Just so you know, here's what my summer is shaping up like. The last day of post-planning is this Friday. We're back in school for pre-planning the third week of August. That's ten weeks, not three months. In that ten weeks, I if I am professional and want to have a great 2009-2010 school year (I am, and I do), I must complete the following:
  • Four day IB training seminar in St. Pete in June, travel expenses to be borne by moi and then reimbursed at the standard rate (which means part of it's coming out of my pocket)
  • Five day AP training seminar in St. Pete in late July, all travel expenses to be borne by moi and then reimbursed at the standard rate (which means part of it's coming out of my pocket)
  • Redesigning my current AP course so it includes IB standards so my students will be prepared for both, since our school's program isn't large enough to support separate courses
  • Re-reading all of the books I assigned for summer reading (that's for AP, IB, and honors English, about 15 books total) so that I can discuss them intelligently and answer questions on the Google Group I set up for my students so they walk in on Day 1 ready to work
  • Four or five days of curricular planning for various groups at school so the teachers walk in on Day 1 ready to do amazing things in the classroom
  • Resting. I'm exhausted. Like most teachers, I "leave it all on the court" by the end of the year. Trust me, you're getting a full year's worth of work in the 38 weeks I'm actively at school. The stuff I do in the summer is bonus.
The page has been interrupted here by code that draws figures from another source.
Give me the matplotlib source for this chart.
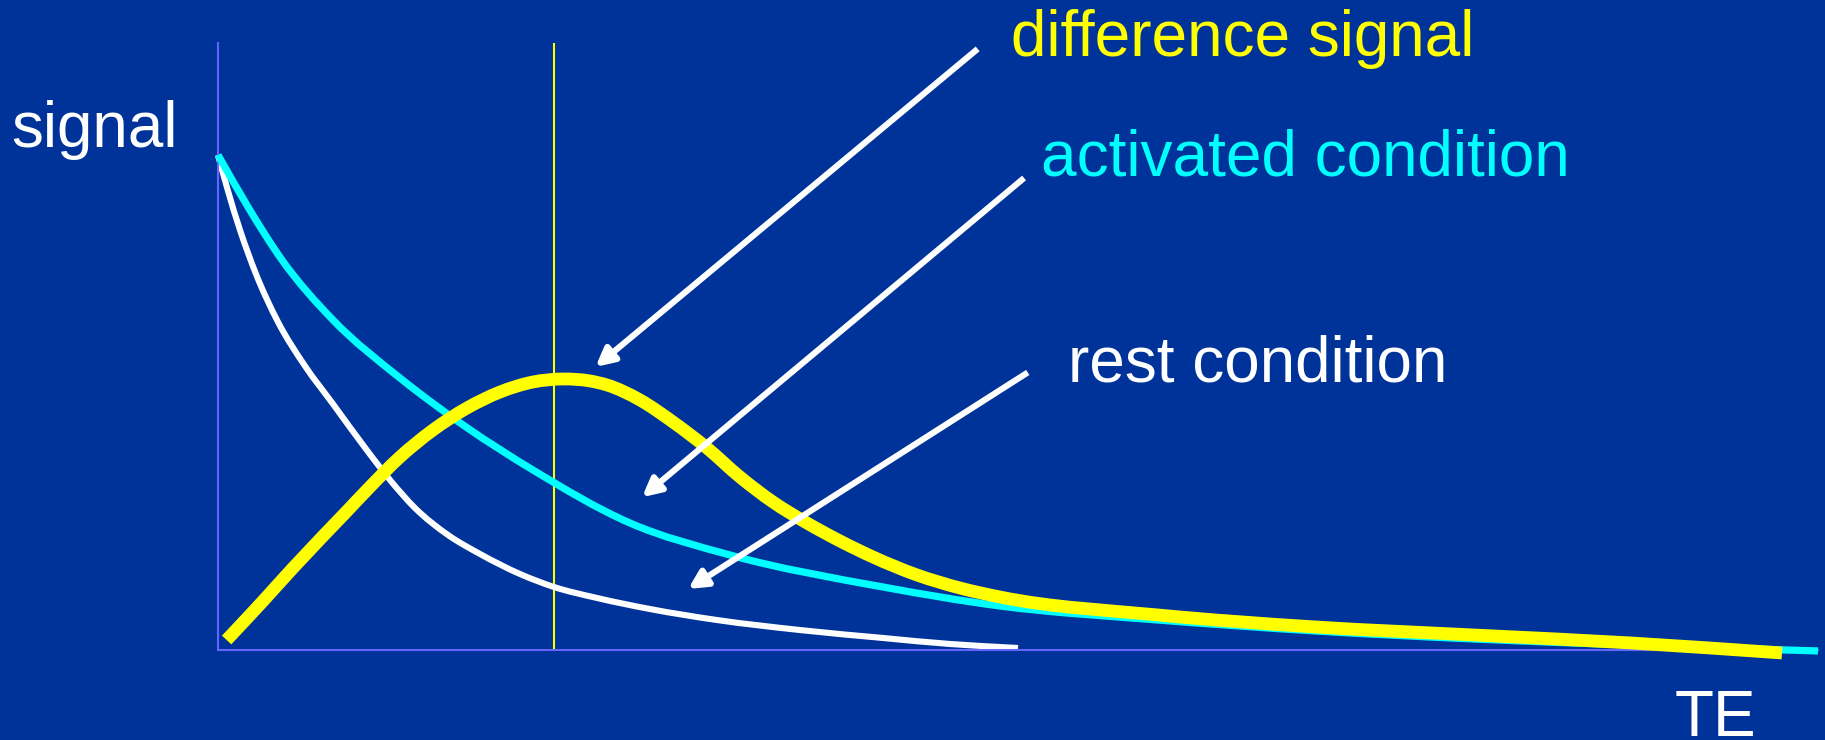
import matplotlib
matplotlib.use("Agg")
import matplotlib.pyplot as plt
import numpy as np
from matplotlib.path import Path
from matplotlib.patches import PathPatch

# ---- data (TE in arbitrary units 0..100, signal 0..100) ----
activated_te = [0.0, 1.875, 4.0, 7.1875, 11.375, 15.5, 19.6875, 25.75, 32.0, 41.5625,
                48.875, 58.75, 68.625, 78.5, 88.375, 100.0]
activated_sig = [81.55, 72.98, 64.25, 54.37, 44.81, 36.74, 29.65, 20.92, 15.65, 10.38,
                 7.25, 4.94, 3.13, 1.81, 0.82, -0.16]

rest_te = [0.0, 0.625, 1.375, 2.375, 3.75, 5.4375, 7.1875, 9.25, 10.75, 12.3125,
           14.375, 16.375, 18.875, 21.0, 23.6875, 27.0, 31.1875, 36.375, 41.5625,
           45.75, 50.0]
rest_sig = [81.55, 75.62, 69.19, 61.94, 54.04, 46.79, 40.53, 33.11, 28.01, 23.39,
            18.95, 15.82, 12.52, 10.38, 8.57, 6.75, 4.94, 3.29, 1.98, 0.99, 0.33]

diff_te = [0.54, 2.8125, 4.625, 8.125, 9.3125, 11.375, 13.4375, 15.5625, 17.625,
           19.6875, 21.5625, 23.25, 24.3125, 26.375, 28.4375, 30.5625, 32.625,
           34.6875, 36.8125, 38.875, 40.9375, 43.6875, 46.375, 48.875, 58.75, 68.625,
           78.5, 88.375, 97.75]
diff_sig = [1.65, 8.07, 13.34, 23.06, 26.36, 31.80, 36.24, 39.87, 42.50, 44.15, 44.65,
            44.32, 43.66, 41.19, 37.56, 33.28, 28.50, 24.38, 20.92, 17.96, 15.32, 12.36,
            10.21, 8.73, 5.77, 3.79, 2.47, 1.15, -0.49]

marker_te = 21.0

labels = ["difference signal", "activated condition", "rest condition"]
label_colors = ["#FFFF00", "#00FFFF", "#FFFFFF"]
arrow_tails = [(47.48, 99.03), (50.38, 77.76), (50.61, 45.72)]
arrow_tips = [(23.59, 46.62), (26.50, 25.16), (29.38, 10.05)]

y_label = "signal"
x_label = "TE"


def smooth_path(xs, ys):
    """Cubic Hermite curve through the read points, drawn as Bezier segments."""
    x = np.asarray(xs, float)
    y = np.asarray(ys, float)
    n = len(x)
    h = np.diff(x)
    d = np.diff(y) / h
    m = np.empty(n)
    m[0] = d[0]
    m[-1] = d[-1]
    for i in range(1, n - 1):
        m[i] = (d[i - 1] * h[i] + d[i] * h[i - 1]) / (h[i - 1] + h[i])
    verts = [(x[0], y[0])]
    codes = [Path.MOVETO]
    for i in range(n - 1):
        verts += [(x[i] + h[i] / 3, y[i] + m[i] * h[i] / 3),
                  (x[i + 1] - h[i] / 3, y[i + 1] - m[i + 1] * h[i] / 3),
                  (x[i + 1], y[i + 1])]
        codes += [Path.CURVE4] * 3
    return Path(np.array(verts), codes)


# ---- figure ----
W, H = 1825, 740
BG = "#003399"
AXC = "#6464FF"
fig = plt.figure(figsize=(W / 100, H / 100), dpi=100, facecolor=BG)
plt.rcParams["font.family"] = ["Liberation Sans", "DejaVu Sans"]

ax = fig.add_axes([218 / W, 90 / H, 1600 / W, 607 / H])
ax.set_facecolor(BG)
ax.set_xlim(0, 100)
ax.set_ylim(0, 100)
for s in ["top", "right"]:
    ax.spines[s].set_visible(False)
for s in ["left", "bottom"]:
    ax.spines[s].set_color(AXC)
    ax.spines[s].set_linewidth(1.5)
ax.set_xticks([])
ax.set_yticks([])

ax.axvline(marker_te, color="#FFFF00", lw=1.5, zorder=1)

for xs, ys, col, lw, z in [(rest_te, rest_sig, "white", 4.4, 2),
                           (activated_te, activated_sig, "#00FFFF", 5.2, 3),
                           (diff_te, diff_sig, "#FFFF00", 9.2, 4)]:
    patch = PathPatch(smooth_path(xs, ys), fill=False, edgecolor=col, lw=lw,
                      capstyle="butt", joinstyle="round", zorder=z, clip_on=False)
    ax.add_patch(patch)

for tail, tip in zip(arrow_tails, arrow_tips):
    ax.annotate("", xy=tip, xytext=tail, xycoords="data", textcoords="data",
                annotation_clip=False,
                arrowprops=dict(arrowstyle="-|>,head_length=0.55,head_width=0.28",
                                mutation_scale=20, color="white", lw=4.4,
                                shrinkA=0, shrinkB=0, capstyle="butt"),
                zorder=5)

FS = 46
label_pos = [(1011, 56), (1041, 176), (1068, 382)]
for txt, col, (px, py) in zip(labels, label_colors, label_pos):
    fig.text(px / W, 1 - py / H, txt, color=col, fontsize=FS, ha="left", va="baseline")

fig.text(11 / W, 1 - 147 / H, y_label, color="white", fontsize=FS, ha="left", va="baseline")
fig.text(1675 / W, 1 - 736 / H, x_label, color="white", fontsize=FS, ha="left", va="baseline")

fig.savefig("out.png", dpi=100, facecolor=BG)
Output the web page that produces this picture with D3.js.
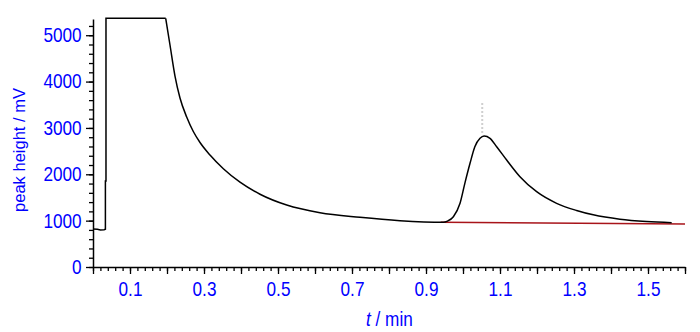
<!DOCTYPE html>
<html>
<head>
<meta charset="utf-8">
<script src="https://cdn.jsdelivr.net/npm/d3@7"></script>
<style>
  body { margin: 0; background: #fff; }
  svg { display: block; }
  text { font-family: "Liberation Sans", Arial, sans-serif; }
</style>
</head>
<body>
<div id="chart"></div>
<script>
// step at injection (drawn straight)
var stepTime = [0, 0.012, 0.02, 0.03, 0.0335, 0.0335, 0.0351, 0.0351, 0.1965];
var stepValue = [820, 815, 800, 805, 815, 1855, 1855, 5365, 5365];

// decay + sample peak (drawn smooth)
var signalTime = [0.1965, 0.2081, 0.2216, 0.2351, 0.2532, 0.2711, 0.2892, 0.3162, 0.3523, 0.3973,
    0.4514, 0.5235, 0.6135, 0.7216, 0.8297, 0.9468, 0.958, 0.974, 0.992, 1.005, 1.019, 1.032,
    1.046, 1.057, 1.073, 1.091, 1.118, 1.154, 1.199, 1.253, 1.307, 1.352, 1.424, 1.496, 1.564];
var signalValue = [5365, 4789, 4120, 3646, 3236, 2923, 2686, 2416, 2120, 1830,
    1570, 1337, 1171, 1072, 999, 964, 990, 1085, 1374, 1805, 2237, 2595,
    2776, 2826, 2776, 2595, 2308, 1948, 1624, 1374, 1220, 1125, 1030, 980, 955];

// integration baseline under the peak
var baseTime = [0.94, 1.6];
var baseValue = [963, 927];

// peak marker above apex
var markTime = [1.052, 1.052];
var markValue = [2890, 3566];

var yTicks = [0, 1000, 2000, 3000, 4000, 5000];
var xLabels = ["0.1", "0.3", "0.5", "0.7", "0.9", "1.1", "1.3", "1.5"];

var width = 700,
    height = 332;

var svg = d3.select("#chart")
    .append("svg")
    .attr("width", width)
    .attr("height", height);

svg.append("rect").attr("width", width).attr("height", height).attr("fill", "#fff");

var x = d3.scaleLinear().domain([0, 1.6]).range([93, 685]);
var y = d3.scaleLinear().domain([0, 5350]).range([267, 19]);

var blue = "#0000ff";

// minor ticks
svg.append("g")
    .attr("transform", "translate(0,267)")
    .call(d3.axisBottom(x).tickValues(d3.range(0, 81).map(function (i) { return i * 0.02; }))
        .tickSize(4).tickFormat(""))
    .call(function (g) { g.select(".domain").remove(); });

svg.append("g")
    .attr("transform", "translate(93,0)")
    .call(d3.axisLeft(y).tickValues(d3.range(0, 27).map(function (i) { return i * 200; }))
        .tickSize(4).tickFormat(""))
    .call(function (g) { g.select(".domain").remove(); });

// major ticks + labels
var xAxis = svg.append("g")
    .attr("transform", "translate(0,267)")
    .call(d3.axisBottom(x)
        .tickValues(d3.range(0, 17).map(function (i) { return i / 10; }))
        .tickSize(7).tickSizeOuter(0)
        .tickFormat(function (d) {
            var s = d3.format(".1f")(d);
            return xLabels.indexOf(s) >= 0 ? s : "";
        }));

var yAxis = svg.append("g")
    .attr("transform", "translate(93,0)")
    .call(d3.axisLeft(y).tickValues(yTicks).tickSize(7).tickSizeOuter(0)
        .tickFormat(d3.format("d")));

[xAxis, yAxis].forEach(function (g) {
    g.attr("font-size", 20);
    g.select(".domain").attr("stroke-width", 1.5);
    g.selectAll("text")
        .attr("fill", blue)
        .attr("transform", "scale(0.86,1)");
});
xAxis.selectAll("text").attr("y", 15);
yAxis.selectAll("text").attr("x", -13.2);
svg.selectAll(".tick line").attr("stroke-width", 1.3);

// axis titles
var xt = svg.append("text")
    .attr("transform", "translate(366,326) scale(0.86,1)")
    .attr("fill", blue)
    .attr("font-size", 20);
xt.append("tspan").style("font-style", "italic").text("t");
xt.append("tspan").text(" / min");

svg.append("text")
    .attr("transform", "translate(24.5,150) rotate(-90)")
    .attr("text-anchor", "middle")
    .attr("fill", blue)
    .attr("font-size", 16.5)
    .text("peak height / mV");

// lines
var lineLinear = d3.line()
    .x(function (d) { return x(d[0]); })
    .y(function (d) { return y(d[1]); });

var lineSmooth = d3.line()
    .curve(d3.curveMonotoneX)
    .x(function (d) { return x(d[0]); })
    .y(function (d) { return y(d[1]); });

svg.append("path")
    .datum(markTime.map(function (t, i) { return [t, markValue[i]]; }))
    .attr("d", lineLinear)
    .attr("fill", "none")
    .attr("stroke", "#cfcfcf")
    .attr("stroke-width", 2)
    .attr("stroke-dasharray", "2,2");

svg.append("path")
    .datum(baseTime.map(function (t, i) { return [t, baseValue[i]]; }))
    .attr("d", lineLinear)
    .attr("fill", "none")
    .attr("stroke", "#a8141a")
    .attr("stroke-width", 1.5);

svg.append("path")
    .datum(stepTime.map(function (t, i) { return [t, stepValue[i]]; }))
    .attr("d", lineLinear)
    .attr("fill", "none")
    .attr("stroke", "#000")
    .attr("stroke-width", 1.5);

svg.append("path")
    .datum(signalTime.map(function (t, i) { return [t, signalValue[i]]; }))
    .attr("d", lineSmooth)
    .attr("fill", "none")
    .attr("stroke", "#000")
    .attr("stroke-width", 1.5);
</script>
</body>
</html>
Of course, none of this work is compensated. It's my time and my dime. And that's not counting what I have to do to accommodate DH's summer schedule for his teacher training, which doesn't happen at any of the same times as mine. That would be, as they say at my favorite high school, "too much like right."

Did I mention that teachers don't get paid over the summer? Right. That's another misconception. We're paid when we're in school. No kids in the seats, no money in the wallet. That's why you see so many of us delivering pizzas and wandering the aisles of Home Depot in orange aprons all summer.

For now, though, I'll be glad for the break. I've had a headache for four days now (a common exam week malady). Then I'll be back at it, because all those kids who aren't mine deserve the best I can give them. And frankly, the best I can give them is pretty damn awesome.